What Americans Consider “Wealthy” Has Lowered Amid Pandemic, Survey Says
"People are concerned about other things ..."
What is “wealthy?” For many people, the definition of the term differs greatly. Some people strive to fill their 401ks or Roth IRAs as much as possible. Others just want to stop struggling to scrape by each month and consider having extra cash in savings to weather emergencies wealth, or at least comfort. And with those various perspectives, we all have our own idea of what being “wealthy” means. However, a new survey from Charles Schwab shows the pandemic has shifted the American’s definition of how much money someone has to be considered “wealthy,” and what someone would need to have in order to live comfortably.
The annual Modern Wealth Survey from Charles Schwab was released recently and it highlighted that the numbers associated with being wealthy have been shifting downward.
The report surveyed 1,000 people in the U.S who ranged in ages from 21 to 75 years old. The survey was done in February 2022, and it asked participants a variety of questions related to their personal finances. One of the more interesting takeaways from the survey is that the average net worth needed for someone to be considered wealthy is up from last year, but our definitions of wealth have changed amid the pandemic.
In 2020 (pre-pandemic), Americans reported that $2.6 million was needed in order to be considered wealthy, and $934,000 to be “financially comfortable.” Both numbers took a pretty big nosedive during the peak of the pandemic in 2021. The number needed to be considered wealthy dropped to $1.9 million and the “financially stable” metric dropped to $624,000.
This year, those numbers rose — Americans now believe that a net worth of $2.2 million is enough to be considered wealthy and $774,000 enough to be “financially comfortable — but are still lower than how Americans considered wealth prior to the COVID-19 pandemic. And according to Rob Williams, managing director of financial planning, retirement income, and wealth management at Charles Schwab, that’s because people aren’t focusing on the same financial goals from previous years. “People are concerned about other things besides the balance in their portfolio and in their investment account,” Williams said.

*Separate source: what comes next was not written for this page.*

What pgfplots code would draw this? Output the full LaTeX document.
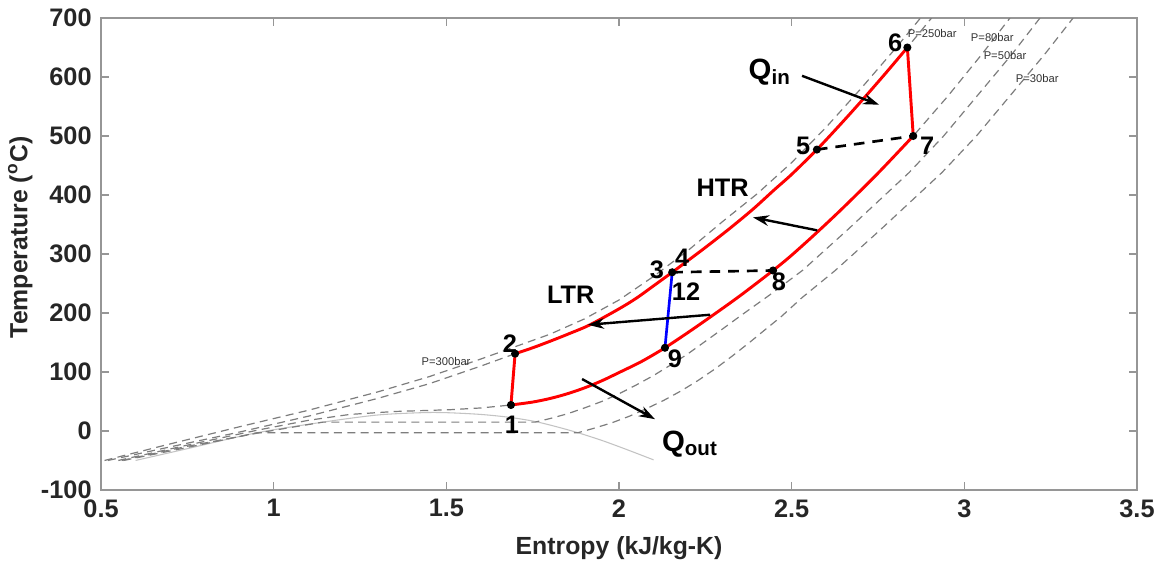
\documentclass[border=0pt]{standalone}
\usepackage{fontspec}
\setmainfont{Liberation Sans}
\usepackage{pgfplots}
\pgfplotsset{compat=1.18}
\usetikzlibrary{arrows.meta}
\definecolor{axgray}{RGB}{150,150,150}
\definecolor{isogray}{RGB}{125,125,125}
\definecolor{domegray}{RGB}{195,195,195}
\definecolor{txt}{RGB}{38,38,38}
\tikzset{
  iso/.style={isogray, line width=0.45pt, dash pattern=on 3pt off 2pt},
  lbl/.style={font=\fontsize{9.5}{10}\selectfont\bfseries, text=black},
  plbl/.style={font=\fontsize{4.2}{5}\selectfont, text=black!80},
}

\begin{document}
\begin{tikzpicture}
\begin{axis}[
  scale only axis, width=388.5pt, height=177pt,
  xmin=0.5, xmax=3.5, ymin=-100, ymax=700,
  xtick={0.5,1,1.5,2,2.5,3,3.5}, xticklabels={0.5,1,1.5,2,2.5,3,3.5},
  ytick={-100,0,100,200,300,400,500,600,700},
  yticklabels={-100,0,100,200,300,400,500,600,700},
  tick align=inside, major tick length=3pt,
  axis line style={axgray, line width=0.5pt}, tick style={axgray, line width=0.5pt},
  tick label style={font=\fontsize{9.5}{10}\selectfont\bfseries, text=txt},
  xlabel={Entropy (kJ/kg-K)}, ylabel={Temperature (\textsuperscript{o}C)},
  label style={font=\fontsize{9.3}{10}\selectfont\bfseries, text=txt},
  xlabel style={at={(axis description cs:0.5,-0.123)}, anchor=center},
  ylabel style={at={(axis description cs:-0.078,0.535)}, anchor=center},
  clip=true,
]
% saturation dome
\addplot[domegray, line width=0.4pt, smooth] coordinates {
  (0.60,-50) (0.75,-30) (0.952,-3) (1.143,15) (1.3,27) (1.43,31) (1.5,31)
  (1.6,28) (1.684,23) (1.757,16) (1.82,7) (1.881,-3) (1.95,-16) (2.02,-31) (2.1,-49)};
% P=300bar
\addplot[iso] coordinates {
  (0.51,-50) (0.7,-22) (0.9,7) (1.1,35) (1.3,66) (1.45,92) (1.6,122) (1.7,143)
  (1.8,164) (1.9,190) (2.0,222) (2.1,262) (2.2,306) (2.3,355) (2.4,402)
  (2.5,455) (2.6,515) (2.7,580) (2.8,648) (2.873,700)};
% P=250bar
\addplot[iso] coordinates {
  (0.52,-50) (0.7,-27) (0.9,-2) (1.1,25) (1.3,55) (1.45,80) (1.6,110)
  (1.699,131) (1.75,141) (1.80,152) (1.86,166) (1.916,180) (2.0,207) (2.05,225)
  (2.1,246) (2.154,269) (2.2,289) (2.25,311) (2.32,343) (2.388,376) (2.45,409)
  (2.5,435) (2.573,477) (2.64,519) (2.7,558) (2.77,605) (2.835,650) (2.905,700)};
% P=80bar
\addplot[iso] coordinates {
  (0.55,-50) (0.75,-24) (0.95,1) (1.1,18) (1.22,28) (1.35,33) (1.51,36) (1.6,39)
  (1.687,44) (1.75,49) (1.80,55) (1.85,63) (1.90,73) (1.95,85) (2.0,99)
  (2.066,118) (2.133,141) (2.2,167) (2.264,193) (2.35,229) (2.446,272)
  (2.5,298) (2.574,337) (2.65,379) (2.75,437) (2.852,500) (2.95,566) (3.05,638) (3.132,700)};
% P=50bar
\addplot[iso] coordinates {
  (0.56,-50) (0.75,-26) (0.95,-4) (1.05,6) (1.143,15) (1.757,15) (1.80,21)
  (1.85,29) (1.90,39) (1.95,50) (2.0,63) (2.05,78) (2.1,94) (2.15,112) (2.2,131)
  (2.25,152) (2.3,173) (2.349,194) (2.435,230) (2.531,272) (2.66,340) (2.84,438)
  (2.94,500) (3.137,638) (3.219,700)};
% P=30bar
\addplot[iso] coordinates {
  (0.565,-50) (0.75,-28) (0.952,-3) (1.881,-3) (1.93,5) (1.98,14) (2.03,25)
  (2.08,38) (2.13,52) (2.18,68) (2.23,86) (2.28,106) (2.33,128) (2.38,151)
  (2.43,175) (2.47,194) (2.53,226) (2.626,272) (2.755,340) (2.935,438)
  (3.035,500) (3.232,638) (3.315,700)};

% cycle: high pressure side 2 -> 6
\addplot[red, line width=1.1pt, smooth] coordinates {
  (1.699,131) (1.75,141) (1.80,152) (1.86,166) (1.916,180) (2.0,207) (2.05,225)
  (2.1,246) (2.154,269) (2.2,289) (2.25,311) (2.32,343) (2.388,376) (2.45,409)
  (2.5,435) (2.573,477) (2.64,519) (2.7,558) (2.77,605) (2.835,650)};
% low pressure side 7 -> 1
\addplot[red, line width=1.1pt, smooth] coordinates {
  (1.687,44) (1.75,49) (1.80,55) (1.85,63) (1.90,73) (1.95,85) (2.0,99)
  (2.066,118) (2.133,141) (2.2,167) (2.264,193) (2.35,229) (2.446,272)
  (2.5,298) (2.574,337) (2.65,379) (2.75,437) (2.852,500)};
\addplot[red, line width=1.1pt] coordinates {(1.687,44) (1.699,131)};
\addplot[red, line width=1.1pt] coordinates {(2.835,650) (2.852,500)};
\addplot[blue, line width=1pt] coordinates {(2.154,269) (2.133,141)};
\addplot[black, line width=1pt, dash pattern=on 4pt off 3pt] coordinates {(2.573,477) (2.852,500)};
\addplot[black, line width=1pt, dash pattern=on 4pt off 3pt] coordinates {(2.154,269) (2.446,272)};

% state points
\addplot[only marks, mark=*, mark size=1.3pt, black] coordinates {
  (1.687,44) (1.699,131) (2.154,269) (2.573,477) (2.835,650) (2.852,500) (2.446,272) (2.133,141)};

% heat flow arrows
\addplot[black, line width=0.9pt, -{Stealth[length=6pt,width=4pt]}] coordinates {(2.530,602) (2.753,553)};
\addplot[black, line width=0.9pt, -{Stealth[length=6pt,width=4pt]}] coordinates {(2.574,340) (2.388,362)};
\addplot[black, line width=0.9pt, -{Stealth[length=6pt,width=4pt]}] coordinates {(2.264,197) (1.910,180)};
\addplot[black, line width=0.9pt, -{Stealth[length=6pt,width=4pt]}] coordinates {(1.893,88) (2.104,20)};

\node[lbl] at (axis cs:1.69,10) {1};
\node[lbl] at (axis cs:1.684,148) {2};
\node[lbl] at (axis cs:2.11,274) {3};
\node[lbl] at (axis cs:2.183,293) {4};
\node[lbl] at (axis cs:2.194,236) {12};
\node[lbl] at (axis cs:2.533,483) {5};
\node[lbl] at (axis cs:2.80,658) {6};
\node[lbl] at (axis cs:2.892,483) {7};
\node[lbl] at (axis cs:2.463,253) {8};
\node[lbl] at (axis cs:2.162,122) {9};
\node[lbl] at (axis cs:2.30,412) {HTR};
\node[lbl] at (axis cs:1.86,230) {LTR};
\node[font=\fontsize{11}{12}\selectfont\bfseries] at (axis cs:2.437,608) {Q\textsubscript{in}};
\node[font=\fontsize{11}{12}\selectfont\bfseries] at (axis cs:2.206,-22) {Q\textsubscript{out}};
\node[plbl] at (axis cs:2.907,673) {P=250bar};
\node[plbl] at (axis cs:3.081,667) {P=80bar};
\node[plbl] at (axis cs:3.118,636) {P=50bar};
\node[plbl] at (axis cs:3.211,597) {P=30bar};
\node[plbl] at (axis cs:1.499,117) {P=300bar};
\end{axis}
\pgfresetboundingbox
\path[use as bounding box] ([xshift=-37.9pt,yshift=-28.1pt]current axis.south west)
  rectangle ([xshift=9.75pt,yshift=6.75pt]current axis.north east);
\end{tikzpicture}
\end{document}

All of this is interesting given that the median net worth of Americans in 2019 was just $121,760, that the median net worth of Americans under 35 was $14,000, and for Americans between 35 and 44, $91,110. It shows just how far away Americans are from perceiving themselves as financially comfortable or wealthy, as well.
And why wouldn’t it? These past few years have been stressful for people in terms of finances and wealth—and some of those stresses point back to inflation and supply chain issues driving prices up. Poverty has risen, the cost of groceries has skyrocketed, store shelves are bare where things like baby formula should be, and the number of affordable houses on the market at any given time is at a significant low.